29.31
.Hasdrubal happened to be on a visit to
Syphax at the time. The Numidian did not consider it a matter of much
importance to him whether the Maesulian throne was occupied by
Lacumazes or Masinissa, but Hasdrubal warned him that he was making a
very great mistake if he supposed that Masinissa would be content with the
same frontiers as his father Gala. "That man," he said, "possessed much more
ability and much more force of character than any one of that nation had
hitherto shown. In Spain he had often exhibited to friends and foes alike
proofs of a courage rare amongst men. Unless Syphax and the Carthaginians
stifled that rising flame, they would soon be involved in a conflagration
which nothing could check. As yet his power was weak and insecure, he was
nursing a realm whose wounds had not yet closed." By continually urging
these considerations, Hasdrubal persuaded him to move his army up to the
frontiers of Maesulia and fix his camp on territory which he claimed as
beyond question forming part of his dominions, a claim which Gala had
contested not only by argument, but by force of arms. He advised him in
case any one offered opposition -and he only wished they would -to be
prepared to fight; if they for fear of him retired he must advance into the
heart of the kingdom. The Maesulii would either submit to him without a
struggle or they would find themselves hopelessly outmatched in arms.
Encouraged by these representations Syphax commenced war with
Masinissa, and in the very first battle defeated and routed the Maesulians.

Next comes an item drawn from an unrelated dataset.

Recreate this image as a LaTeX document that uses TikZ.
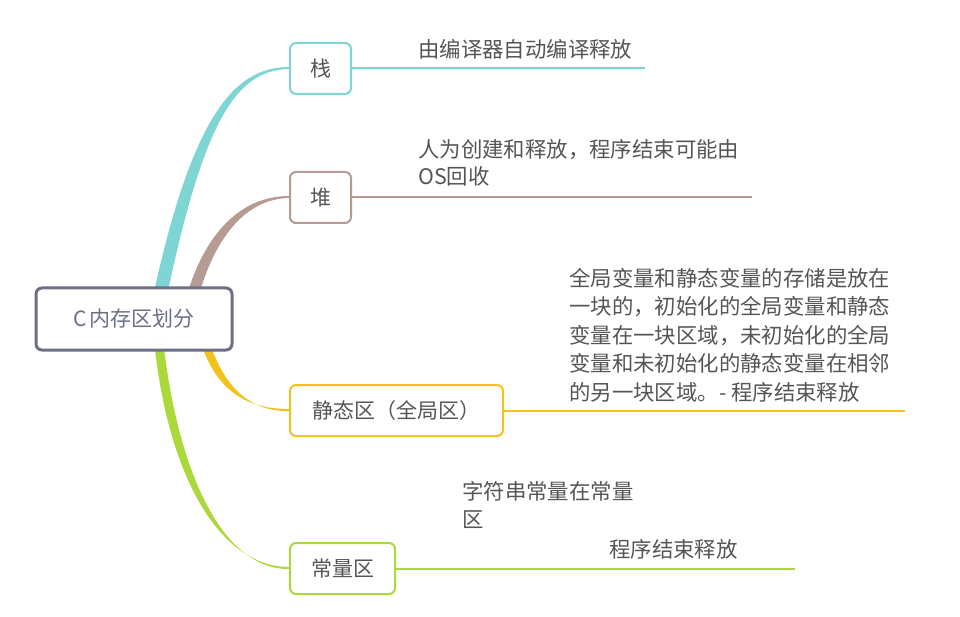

Masinissa with a few horsemen escaped from the field and fled to a mountain
range called by the natives Bellum. Several households with their
tent-wagons and cattle -their sole wealth -followed the king; the bulk of the
population submitted to Syphax. The mountain district which the fugitives
had taken possession of was grassy and well watered, and as it afforded
excellent pasturage for cattle it provided ample sustenance for men who
lived on flesh and milk. From these heights they harried the whole country
round, at first in stealthy nocturnal incursions, and afterwards in open
brigandage. They ravaged the Carthaginian territory mainly, because it
offered more plunder and depredation was a safer work there than amongst
the Numidians. At last they reached such a pitch of audacity that they carried
their plunder down to the sea and sold it to traders who brought their ships
up for the purpose. More Carthaginians fell or were made prisoners in these
forays than often happens in regular warfare. The authorities at Carthage
complained loudly of all this to Syphax and pressed him to follow up these
remnants of the war. Angry as he was, however, he hardly thought it part of
his duties as a king to hunt down a robber at large on the mountains.